今朝は大田区の「龍子記念館」へ行ってきました。

近代日本画の巨匠、川端龍子(1885-1966)の作品が展示されている記念館です。「龍子」とあるからぼくは最初女性だと勘違いしたのですが、読み方は「りゅうし」で、男性です。

この記念館は、彼の文化勲章受章と喜寿とを記念して、1963年に設立されました。龍子は画号で、「龍の落とし子(タツノオトシゴ)」をその名の由来としているそう。そのため、この記念館も上空から見ると「タツノオトシゴ」の形をしています。

タツノオトシゴの形をした龍子記念館

龍子記念館の向かいには、彼が亡くなるまで暮らしていた旧邸と、画室(アトリエ)があります。そして今年3月、これら3つの建物が国の登録有形文化財に登録されました。

さて、この龍子記念館、入場料はたったの200円(65歳以上は無料)なのに、のびのびと大画面の作品を楽しめる素敵な場所です。

現在は名作展「大画面の奔流 川端龍子の『会場芸術』再考」が開催されていました(6月9日まで)。朝イチで行ったら誰もおらず、貸切状態でした。

川端龍子は、若い頃は洋画を描いていました。しかし28歳のとき、渡米した際にボストン美術館で日本の古美術と出会い、それがきっかけで日本画に転向します。

彼は大型の作品を描き続けました。それゆえ彼の絵は「会場芸術」と批判されますが、彼は「芸術が民衆の芸術となればなるほど、会場芸術に進むことがむしろ当然である」と考え、亡くなるまで追求しました。

都内で開催される展覧会では、ここまで大きな絵を観ることはほとんどありません。だけどぼくはこういう大きな絵、迫力があって好きです。とくに人がいない開放的な空間で巨大なアートにふれられるのは、贅沢な体験だと思います。

今回の展示にも、素晴らしい大作がたくさんありました。水の描き方のうまさに舌を巻いた『海鵜』、能楽を題材にした躍動感溢れる『小鍛治』、川崎造船所の取材を元に不動明王のような職人の姿を描いた『海洋を制するもの』、地球儀と堂々とした姿が印象的な『越後(山本五十六元帥像)』、そして太平洋戦争の最も絶望的な時期に構想された『水雷神』など、見応えたっぷりでした。

『小鍛治』(以下3枚は公式サイトより引用)
『海洋を制するもの』
『水雷神』

記念館の向かいにある旧邸とアトリエは、普段は鍵がかかっていて、一般開放されていません。

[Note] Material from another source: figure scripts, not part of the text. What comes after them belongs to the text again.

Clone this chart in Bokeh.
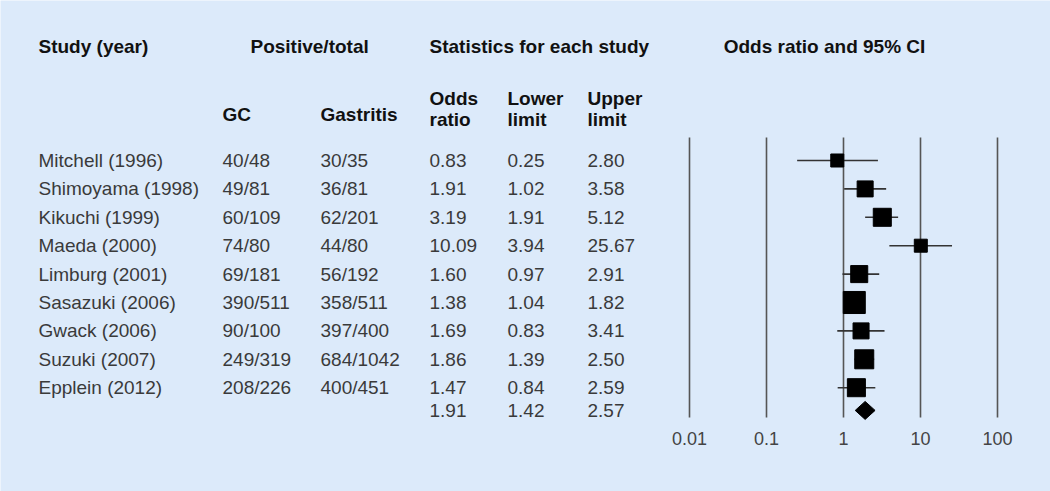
from bokeh.plotting import figure
from bokeh.models import ColumnDataSource, Range1d
from bokeh.core.properties import value
from bokeh.embed import file_html
from bokeh.resources import INLINE

# ---------------- data ----------------
studies = ["Mitchell (1996)", "Shimoyama (1998)", "Kikuchi (1999)", "Maeda (2000)",
           "Limburg (2001)", "Sasazuki (2006)", "Gwack (2006)", "Suzuki (2007)",
           "Epplein (2012)"]
gc_pos = ["40/48", "49/81", "60/109", "74/80", "69/181", "390/511", "90/100",
          "249/319", "208/226"]
gastritis_pos = ["30/35", "36/81", "62/201", "44/80", "56/192", "358/511", "397/400",
                 "684/1042", "400/451"]
odds = [0.83, 1.91, 3.19, 10.09, 1.60, 1.38, 1.69, 1.86, 1.47]
lower = [0.25, 1.02, 1.91, 3.94, 0.97, 1.04, 0.83, 1.39, 0.84]
upper = [2.80, 3.58, 5.12, 25.67, 2.91, 1.82, 3.41, 2.50, 2.59]
weights = [6.4, 9.7, 12.3, 6.4, 11.0, 18.4, 9.7, 13.7, 12.3]   # relative study weight (%)
summary_or, summary_lo, summary_hi = 1.91, 1.42, 2.57
ticks = [0.01, 0.1, 1, 10, 100]
tick_labels = ["0.01", "0.1", "1", "10", "100"]

# ---------------- layout constants ----------------
BG = "#dceafa"
FONT = value("Liberation Sans")
W, H = 1050, 491
ROW0, STEP = 160.0, 28.4          # page y of first row, px per row
PX_DECADE, PX_ONE = 77.0, 843.0   # forest scale: px per decade, page x of OR = 1


def py(page_y):
    return (page_y - ROW0) / STEP


def lx(page_x):
    # page x -> position on the log odds-ratio axis
    return 10 ** ((page_x - PX_ONE) / PX_DECADE)


rows = list(range(len(studies)))
summary_row = 8.8

src = ColumnDataSource(dict(
    y=rows, study=studies, gc=gc_pos, gas=gastritis_pos,
    ors=[f"{v:.2f}" for v in odds], lo=[f"{v:.2f}" for v in lower],
    hi=[f"{v:.2f}" for v in upper], odds=odds, lower=lower, upper=upper,
    size=[5.14 * w ** 0.5 for w in weights],
))

p = figure(width=W, height=H, output_backend="svg", toolbar_location=None,
           x_axis_type="log", x_range=Range1d(lx(0), lx(W)),
           y_range=Range1d(py(H), py(0)),
           x_axis_location=None, y_axis_location=None,
           min_border_left=0, min_border_right=0, min_border_top=0,
           min_border_bottom=0)
p.background_fill_color = BG
p.border_fill_color = BG
p.outline_line_color = None
p.xgrid.visible = False
p.ygrid.visible = False

body = dict(text_font=FONT, text_font_size="19px", text_color="#3a3a3a",
            text_baseline="middle", text_align="left")
head = dict(text_font=FONT, text_font_size="19px", text_color="#111111",
            text_font_style="bold", text_baseline="middle", text_align="left")

# ---------------- table ----------------
COL_STUDY, COL_GC, COL_GAS, COL_OR, COL_LO, COL_HI = (lx(38), lx(222), lx(320),
                                                      lx(429), lx(507), lx(587))
p.text(x=COL_STUDY, y="y", text="study", source=src, **body)
p.text(x=COL_GC, y="y", text="gc", source=src, **body)
p.text(x=COL_GAS, y="y", text="gas", source=src, **body)
p.text(x=COL_OR, y="y", text="ors", source=src, **body)
p.text(x=COL_LO, y="y", text="lo", source=src, **body)
p.text(x=COL_HI, y="y", text="hi", source=src, **body)
p.text(x=[COL_OR, COL_LO, COL_HI], y=[summary_row] * 3,
       text=[f"{summary_or:.2f}", f"{summary_lo:.2f}", f"{summary_hi:.2f}"], **body)

p.text(x=[COL_STUDY, lx(250), COL_OR], y=[py(46)] * 3,
       text=["Study (year)", "Positive/total", "Statistics for each study"], **head)
p.text(x=[COL_GC, COL_GAS], y=[py(114)] * 2, text=["GC", "Gastritis"], **head)
p.text(x=[COL_OR, COL_LO, COL_HI], y=[py(98)] * 3, text=["Odds", "Lower", "Upper"], **head)
p.text(x=[COL_OR, COL_LO, COL_HI], y=[py(119)] * 3, text=["ratio", "limit", "limit"], **head)

# ---------------- forest plot ----------------
p.segment(x0=ticks, x1=ticks, y0=[py(137)] * len(ticks), y1=[py(417)] * len(ticks),
          line_color="#555555", line_width=1.6)
p.text(x=ticks, y=[py(438)] * len(ticks), text=tick_labels,
       text_font=FONT, text_font_size="18px", text_color="#444444",
       text_baseline="middle", text_align="center")

p.segment(x0="lower", x1="upper", y0="y", y1="y", source=src,
          line_color="#333333", line_width=1.6)
p.scatter(x="odds", y="y", size="size", marker="square", source=src,
          fill_color="black", line_color="black")

dh = 9.0 / STEP
p.patch(x=[summary_lo, summary_or, summary_hi, summary_or],
        y=[summary_row, summary_row - dh, summary_row, summary_row + dh],
        fill_color="black", line_color="black")

p.text(x=[lx(824)], y=[py(46)], text=["Odds ratio and 95% CI"],
       text_font=FONT, text_font_size="19px", text_color="#111111",
       text_font_style="bold", text_baseline="middle", text_align="center")

open("out.html", "w").write(file_html(p, INLINE))
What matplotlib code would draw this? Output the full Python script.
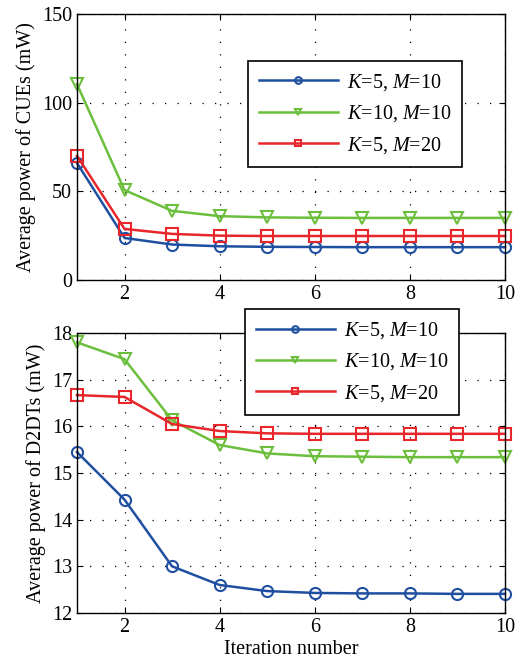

しかし、毎日3回(10時、11時、14時から)だけ、ガイドツアーが無料で開催されていて、このときであれば旧邸とアトリエを見学することができます。これが非常におすすめです。

今日も10時から参加してきました。最初にあった龍子の家は、終戦直前の空爆で焼失してしまいました。今はその場所は池になっています。

その後、同じ敷地内に、新しい家を建てました。これが亡くなるまで暮らした旧邸です。竹が特徴的に使用されていました。

国宝『風神雷神図屏風』の作者・俵屋宗達が描いた襖絵の複製
杉板の天井が独特
様々なこだわりが

大型作品を下に置いたり立てかけたりする必要があったので、アトリエも巨大な空間でした。細部に様々なこだわりが隠されているので、説明を聴きながら見学するのは楽しいです。

大きなアトリエ
軒下天井は網代編み

大森や西馬込方面にお越しの際は、ぜひ立ち寄ってみてください。